Wednesday, September 2, 2015

My third Civil War News custom: sharpshooters

I've just completed my third custom card in the format of Topps 1962 Civil War News.

You can see my previous creations in my blog entries of July 11 and Aug, 3. On Dec. 18, 2014, I detailed the background of my interest in Civil War history and collectibles. On Dec. 20, I presented by Rails and Sails customs of the U.S.S. Monitor and the C.S.S. Virginia.

I'm finding the creation of Civil War News-style cards to be a welcome palate cleanser from my usual work in baseball and football cards. Doing the research for my CWN card backs reminds me how into "The First War for Southern Independence" I was during the Centennial.

It was no different in working up this latest custom card.

The inspiration was a photo I found on line of Dale Gallon's 1994 paining "Breechloaders and Greencoats".

His painting depicts soldiers of the 2nd U.S. Sharpshooters engaging the enemy at Gettysburg. Technically, my card describes action by a Vermont company of the 1st regiment, but I'll claim artistic license.

As a Civil War buff from Wisconsin, I was aware that the 1st USSS had a company of Wisconsin volunteers, so I was vaguely familiar with the history of the units formed by Col. Hiram Berdan shortly after the commencement of hostilities in 1861.

Berdan himself is an interesting historical figure. He was an accomplished inventor and a champion marksmen. He also knew how to navigate the muddy waters of Washington, D.C. wartime politics.

To get approval for his concept of units comprised of the finest marksmen in the Union, armed with the finest long-range rifles, Berdan invited President Lincoln to his training grounds outside the Capital and gave the president the opportunity to test fire the Sharps breechloader. That tableau would make a wonderful subject for Gallon or one of the other Civil War artists now working. It would also make a great Civil War News card.

In doing my research I read tales of the sharpshooters' prowess with the rapid-firing Model 1859 Sharps, including reported kills at 1,000 or 1,500 yards. 

To be accepted as a volunteer in Berdan's unit, a soldier had to place 10 out of 10 shots into a 10-inch target at 200 yards from his choice of firing position. He also had to put 10 out of 10 shots into a five-inch target at 100 yards, firing off-hand,

At the beginning of the war, members of the sharpshooters were invited to bring their own weapons on the promise -- fulfilled only sporadically -- of a $60 allowance from the army. When the impossible logistics of supplying ammunition for a wide variety of rifles became apparent the troops were first provided with Colt five-shot revolving rifles. These were, in turn, replaced by a specialized version of the .52 caliber Sharps rifle -- to the great relief of the sharpshooters.
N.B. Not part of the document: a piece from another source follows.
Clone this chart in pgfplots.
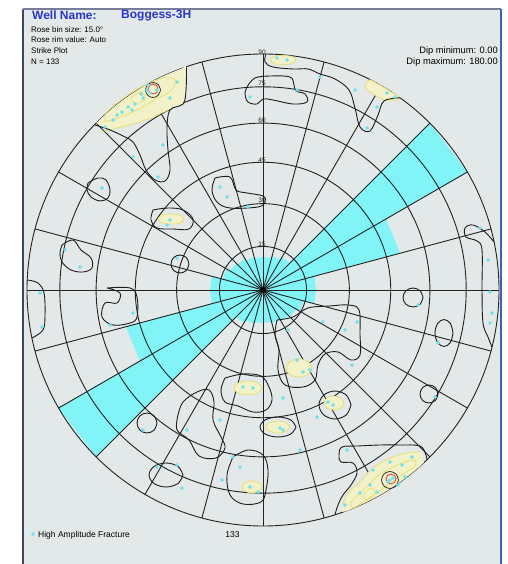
\documentclass[border=0pt]{standalone}
\usepackage{pgfplots}
\pgfplotsset{compat=1.18}
\usepackage{fontspec}
\setmainfont{Liberation Sans}
\definecolor{panel}{RGB}{227,232,232}
\definecolor{rose}{RGB}{128,244,247}
\definecolor{gridc}{RGB}{35,35,35}
\definecolor{cont}{RGB}{30,30,30}
\definecolor{pyel}{RGB}{243,241,200}
\definecolor{yel}{RGB}{232,222,105}
\definecolor{redc}{RGB}{225,70,90}
\definecolor{dotc}{RGB}{105,228,240}
\definecolor{titleblue}{RGB}{38,52,215}
\definecolor{frameL}{RGB}{60,70,105}
\definecolor{frameR}{RGB}{62,98,185}
\definecolor{labc}{RGB}{40,40,40}
\newcommand{\fs}[1]{\fontsize{#1bp}{#1bp}\selectfont}
\begin{document}
\begin{tikzpicture}
\begin{axis}[x=1bp, y=1bp, xmin=-263, xmax=245, ymin=-274, ymax=290,
  hide axis, scale only axis, clip=true,
  cline/.style={draw=cont, line width=0.9bp, smooth, tension=0.6},
  yfill/.style={fill=pyel, draw=yel, line width=0.7bp, smooth, tension=0.6},
  yline/.style={draw=yel, line width=0.7bp, smooth, tension=0.6},
  rline/.style={draw=redc, line width=0.9bp, smooth, tension=0.6}]
% background
\addplot[fill=white, draw=none] coordinates {(-263,-274) (245,-274) (245,290) (-263,290)} -- cycle;
\addplot[fill=panel, draw=none] coordinates {(-240,-274) (237.7,-274) (237.7,281) (-240,281)} -- cycle;
% rose diagram (bin size 15, strike)
\addplot[fill=rose, draw=none, data cs=polar] coordinates {
(0,0) (75,33) (90,33) (0,0) (60,35) (75,35) (0,0) (45,38) (60,38) (0,0) (30,236) (45,236)
(0,0) (15,142) (30,142) (0,0) (0,53) (15,53) (0,0) (-15,53) (0,53) (0,0) (-30,42) (-15,42)
(0,0) (-45,38) (-30,38) (0,0) (-60,36) (-45,36) (0,0) (-75,34) (-60,34) (0,0) (-90,33) (-75,33)
(0,0) (255,33) (270,33) (0,0) (240,35) (255,35) (0,0) (225,38) (240,38) (0,0) (210,236) (225,236)
(0,0) (195,142) (210,142) (0,0) (180,53) (195,53) (0,0) (165,53) (180,53) (0,0) (150,42) (165,42)
(0,0) (135,38) (150,38) (0,0) (120,36) (135,36) (0,0) (105,34) (120,34) (0,0) (90,33) (105,33) (0,0)} -- cycle;
% equal-area polar grid
\pgfplotsinvokeforeach{43.57,86.38,127.73,166.88,203.2,236}{
  \draw[gridc, line width=0.9bp] (axis cs:0,0) circle[radius=#1bp];
}
\pgfplotsinvokeforeach{0,15,...,345}{
  \draw[gridc, line width=0.9bp] (axis cs:0,0) -- ++(#1:236bp);
}
\fill[black] (axis cs:0,0) circle[radius=2.8bp];
% density fills (pale yellow)
\addplot[fill=pyel, draw=none, smooth, tension=0.5] coordinates {(-166.9,166.9) (-151.7,180.8) (-135.4,193.3) (-118.0,204.4) (-99.7,213.9) (-80.7,221.8) (-76.8,223.1) (-77,200) (-79,187) (-95,180) (-112,172) (-130,166) (-150,161) (-166.9,166.9)};
\addplot[fill=pyel, draw=none, smooth, tension=0.5] coordinates {(160.9,-172.6) (151.7,-180.8) (135.4,-193.3) (118.0,-204.4) (99.7,-213.9) (80.7,-221.8) (80,-215) (85,-203) (97,-192) (110,-178) (127,-168) (144,-163) (157,-162) (160.9,-172.6)};
\addplot[yfill] coordinates {(107.1,210.3) (118,204.4) (128.5,197.9) (137.0,192.1) (125,189) (112,195) (102,203) (107.1,210.3)};
\addplot[yfill] coordinates {(7,230) (11,233.5) (20,234.5) (29,233.5) (33,230) (29,226.5) (20,225.5) (11,226.5) (7,230)};
\addplot[yfill] coordinates {(-105,71) (-101,75) (-92,76) (-83,75) (-79,71) (-83,67) (-92,66) (-101,67) (-105,71)};
\addplot[yfill] coordinates {(49,-78) (45.2,-71.6) (36,-69) (26.8,-71.6) (23,-78) (26.8,-84.4) (36,-87) (45.2,-84.4) (49,-78)};
\addplot[yfill] coordinates {(-1,-98) (-5.1,-93.1) (-15,-91) (-24.9,-93.1) (-29,-98) (-24.9,-102.9) (-15,-105) (-5.1,-102.9) (-1,-98)};
\addplot[yfill] coordinates {(81,-113) (78.1,-108.1) (71,-106) (63.9,-108.1) (61,-113) (63.9,-117.9) (71,-120) (78.1,-117.9) (81,-113)};
\addplot[yfill] coordinates {(27,-137) (23.5,-132.8) (15,-131) (6.5,-132.8) (3,-137) (6.5,-141.2) (15,-143) (23.5,-141.2) (27,-137)};
\addplot[yfill] coordinates {(-1,-197) (-3.9,-192.8) (-11,-191) (-18.1,-192.8) (-21,-197) (-18.1,-201.2) (-11,-203) (-3.9,-201.2) (-1,-197)};
% yellow contour lines
\addplot[yline] coordinates {(-163,158) (-150,161) (-130,166) (-112,172) (-95,180)};
\addplot[yline] coordinates {(-158,168) (-140,174) (-122,182) (-105,192) (-92,199) (-88,210) (-100,212) (-118,205) (-138,193) (-156,178) (-158,168)};
\addplot[yline] coordinates {(-128,186) (-118,191) (-122,198) (-132,192) (-128,186)};
\addplot[yline] coordinates {(80,-215) (85,-203) (97,-192) (110,-178) (127,-168) (144,-163) (157,-162)};
\addplot[yline] coordinates {(88,-212) (100,-200) (115,-186) (132,-176) (150,-170) (152,-176) (140,-184) (122,-197) (103,-210) (90,-218) (88,-212)};
\addplot[yline] coordinates {(100,-205) (108,-198) (112,-203) (104,-210) (100,-205)};
% black density contours
\addplot[cline] coordinates {(-168,165) (-153,160) (-138,153) (-130,148) (-123,135) (-117,120) (-108,110) (-98,109) (-93,120) (-95,140) (-96,162) (-93,180) (-80,186) (-77,200) (-76.5,222.5)};
\addplot[cline] coordinates {(163.9,-169.8) (163,-165) (157,-156) (137,-155) (117,-155) (95,-156) (79,-157) (76,-165) (78,-172) (90,-173) (94,-183) (88,-195) (80,-205) (75,-215) (72,-224.6)};
\addplot[cline] coordinates {(-16,203) (-8,212) (8,214) (27,213) (31,205) (33,199) (42,196) (44,188) (30,186) (10,190) (0,191) (-6,186) (-15,188) (-18,196) (-16,203)};
\addplot[cline] coordinates {(3,236) (2,228) (10,223) (30,221) (45,221) (57,216) (72,211) (86,200) (92,182) (97,163) (107,159) (115,175) (121,189) (137,192.2)};
\addplot[cline] coordinates {(-175,107) (-165,112) (-157,110) (-153,100) (-155,92) (-163,89) (-172,93) (-176,100) (-175,107)};
\addplot[cline] coordinates {(-110,80) (-95,82) (-80,80) (-70,71) (-74,61) (-90,61) (-106,62) (-112,70) (-110,80)};
\addplot[cline] coordinates {(-48,112) (-33,113) (-27,100) (-16,97) (0,94) (2,88) (-5,83) (-33,82) (-46,88) (-51,100) (-48,112)};
\addplot[cline] coordinates {(-74,26) (-76.6,32.4) (-83,35) (-89.4,32.4) (-92,26) (-89.4,19.6) (-83,17) (-76.6,19.6) (-74,26)};
\addplot[cline] coordinates {(-201,45) (-190,50) (-182,40) (-172,32) (-171,22) (-180,18) (-192,20) (-201,28) (-203,37) (-201,45)};
\addplot[cline] coordinates {(-235.8,10) (-225,7) (-219,-3) (-218,-25) (-220,-40) (-231,-48)};
\addplot[cline] coordinates {(-156,2) (-133,2) (-126,-7) (-126,-27) (-133,-33) (-150,-35) (-161,-27) (-158,-13) (-146,-13) (-143,-3) (-156,2)};
\addplot[cline] coordinates {(231,48) (222,58) (210,65) (202,62) (203,53) (214,49) (219,40) (219,0) (220,-33) (225,-47) (229,-57)};
\addplot[cline] coordinates {(160,-7.5) (157.1,-0.8) (150,2) (142.9,-0.8) (140,-7.5) (142.9,-14.2) (150,-17) (157.1,-14.2) (160,-7.5)};
\addplot[cline] coordinates {(190,-43) (187.4,-33.5) (181,-29.5) (174.6,-33.5) (172,-43) (174.6,-52.5) (181,-56.5) (187.4,-52.5) (190,-43)};
\addplot[cline] coordinates {(175,-104) (172.4,-97.6) (166,-95) (159.6,-97.6) (157,-104) (159.6,-110.4) (166,-113) (172.4,-110.4) (175,-104)};
\addplot[cline] coordinates {(14,-30) (30,-27) (45,-18) (67,-16) (85,-15) (96,-20) (97,-45) (97,-65) (88,-70) (75,-62) (62,-64) (55,-75) (52,-90) (40,-97) (22,-95) (15,-80) (16,-60) (12,-45) (14,-30)};
\addplot[cline] coordinates {(-38,-88) (-20,-84) (-2,-86) (6,-97) (9,-110) (3,-120) (-10,-122) (-25,-116) (-38,-112) (-42,-100) (-38,-88)};
\addplot[cline] coordinates {(88,-115) (83.3,-105.1) (72,-101) (60.7,-105.1) (56,-115) (60.7,-124.9) (72,-129) (83.3,-124.9) (88,-115)};
\addplot[cline] coordinates {(33,-137) (27.7,-129.9) (15,-127) (2.3,-129.9) (-3,-137) (2.3,-144.1) (15,-147) (27.7,-144.1) (33,-137)};
\addplot[cline] coordinates {(-106,-133) (-108.9,-125.9) (-116,-123) (-123.1,-125.9) (-126,-133) (-123.1,-140.1) (-116,-143) (-108.9,-140.1) (-106,-133)};
\addplot[cline] coordinates {(-80,-185) (-85,-176.5) (-97,-173) (-109,-176.5) (-114,-185) (-109,-193.5) (-97,-197) (-85,-193.5) (-80,-185)};
\addplot[cline] coordinates {(-30,-167) (-15,-160) (0,-165) (5,-180) (3,-200) (-2,-212) (-20,-214) (-33,-205) (-36,-185) (-30,-167)};
\addplot[cline] coordinates {(-85,-125) (-80,-112) (-66,-102) (-54,-100) (-49,-112) (-50,-130) (-42,-147) (-38,-158) (-47,-168) (-64,-166) (-74,-150) (-86,-140) (-85,-125)};
% high-density rings
\addplot[cline, line width=0.7bp] coordinates {(-102.5,200) (-104.7,205.3) (-110,207.5) (-115.3,205.3) (-117.5,200) (-115.3,194.7) (-110,192.5) (-104.7,194.7) (-102.5,200)};
\addplot[rline] coordinates {(-105,201) (-106.5,204.5) (-110,206) (-113.5,204.5) (-115,201) (-113.5,197.5) (-110,196) (-106.5,197.5) (-105,201)};
\addplot[cline, line width=0.7bp] coordinates {(135.5,-190) (133,-184) (127,-181.5) (121,-184) (118.5,-190) (121,-196) (127,-198.5) (133,-196) (135.5,-190)};
\addplot[rline] coordinates {(133,-189) (131.5,-185.5) (128,-184) (124.5,-185.5) (123,-189) (124.5,-192.5) (128,-194) (131.5,-192.5) (133,-189)};
% poles: high amplitude fractures
\addplot[only marks, mark=*, mark size=1.7bp, color=dotc, mark options={draw=none, fill=dotc}] coordinates {
(-116,200) (-113,197) (-135,183) (-141,178) (-131,180) (-158,163) (-86,208) (-146,175) (-128,186) (-120,192) (-115,205) (-106,200) (-93,192) (-150,170) (-122,196)
(-100,145) (-105,113) (-130,133) (-161,102) (-198,40) (-183,23) (-223,-3) (-221,-37) (-153,-35) (-130,-23) (-86,32) (-43,103) (-36,93) (-15,83) (-93,70) (-96,65)
(-13,193) (14,232) (24,230) (34,200) (57,213) (92,200) (104,162) (114,183) (124,197) (132,193)
(217,62) (225,30) (227,-2) (229,-23) (227,-33) (155,-15) (175,-53) (172,-107)
(60,-32) (82,-40) (94,-32) (25,-40) (89,-75) (34,-70) (40,-82) (47,-80) (20,-108) (54,-127) (65,-112) (70,-115) (37,-160) (17,-138) (20,-140)
(-20,-97) (-10,-98) (-43,-130) (-76,-140) (-120,-140) (-106,-177) (-86,-175) (-23,-177) (-30,-167) (-13,-197) (-5,-202) (-81,-198) (-41,-190)
(84,-160) (127,-172) (139,-175) (149,-167) (110,-180) (107,-195) (97,-203) (114,-202) (82,-215) (127,-190) (130,-188) (125,-192) (142,-187) (135,-195)};
% legend marker
\addplot[only marks, mark=*, mark size=1.7bp, color=dotc, mark options={draw=none, fill=dotc}] coordinates {(-230,-244)};
% dip ring labels
\node[font=\fs{6.5}, text=labc, inner sep=0] at (axis cs:-1,238) {90};
\node[font=\fs{6.5}, text=labc, inner sep=0] at (axis cs:-1,207) {75};
\node[font=\fs{6.5}, text=labc, inner sep=0] at (axis cs:-1,170) {60};
\node[font=\fs{6.5}, text=labc, inner sep=0] at (axis cs:-1,130) {45};
\node[font=\fs{6.5}, text=labc, inner sep=0] at (axis cs:-1,90) {30};
\node[font=\fs{6.5}, text=labc, inner sep=0] at (axis cs:-1,46) {15};
% frame
\draw[frameL, line width=2.6bp] (axis cs:-240,-280) -- (axis cs:-240,281);
\draw[frameL!70!white, line width=1.6bp] (axis cs:-240,281) -- (axis cs:237.7,281);
\draw[frameR, line width=2.4bp] (axis cs:237.7,281) -- (axis cs:237.7,-280);
% header texts
\node[anchor=west, inner sep=0, font=\fs{12}\bfseries, text=titleblue] at (axis cs:-231,274.5) {Well Name:};
\node[anchor=west, inner sep=0, font=\fs{12}\bfseries, text=titleblue] at (axis cs:-142,274.5) {Boggess-3H};
\node[anchor=west, inner sep=0, font=\fs{8}, text=black] at (axis cs:-232,260.7) {Rose bin size: 15.0°};
\node[anchor=west, inner sep=0, font=\fs{8}, text=black] at (axis cs:-232,250) {Rose rim value: Auto};
\node[anchor=west, inner sep=0, font=\fs{8}, text=black] at (axis cs:-232,239.3) {Strike Plot};
\node[anchor=west, inner sep=0, font=\fs{8}, text=black] at (axis cs:-232,228.3) {N = 133};
\node[anchor=east, inner sep=0, font=\fs{9.3}, text=black] at (axis cs:235,238.5) {Dip minimum: 0.00};
\node[anchor=east, inner sep=0, font=\fs{9.3}, text=black] at (axis cs:235,228) {Dip maximum: 180.00};
% legend
\node[anchor=west, inner sep=0, font=\fs{8.5}, text=black] at (axis cs:-225,-245) {High Amplitude Fracture};
\node[inner sep=0, font=\fs{8.5}, text=black] at (axis cs:-30.5,-245) {133};
\end{axis}
\end{tikzpicture}
\end{document}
While the soldiers carried the Sharps into battle, they were usually followed by a wagon carrying state of the art target rifles, some weighing as much as 30 pounds, equipped with telescopic sights.

"A Good Shot" by Dale Gallon.

Gallon has done another painting of Berdan's sharpshooters employing such a long-range weapon. It's titled "A Good Shot".

If you like my Civil War News custom cards, I'm sure you'd enjoy seeing more of Dale Gallon's art. You can find his web site at: Dale Gallon's website . When I finally get to Gettysburg, I'm going to make it a point to visit Gallon's studio there.

As I've said before, because the front of my card is basically lifted wholesale from Gallon's painting, I won't be offering examples for sale. 

At this point I don't have any further Civil War News customs on the drawing board, but that could change at any time.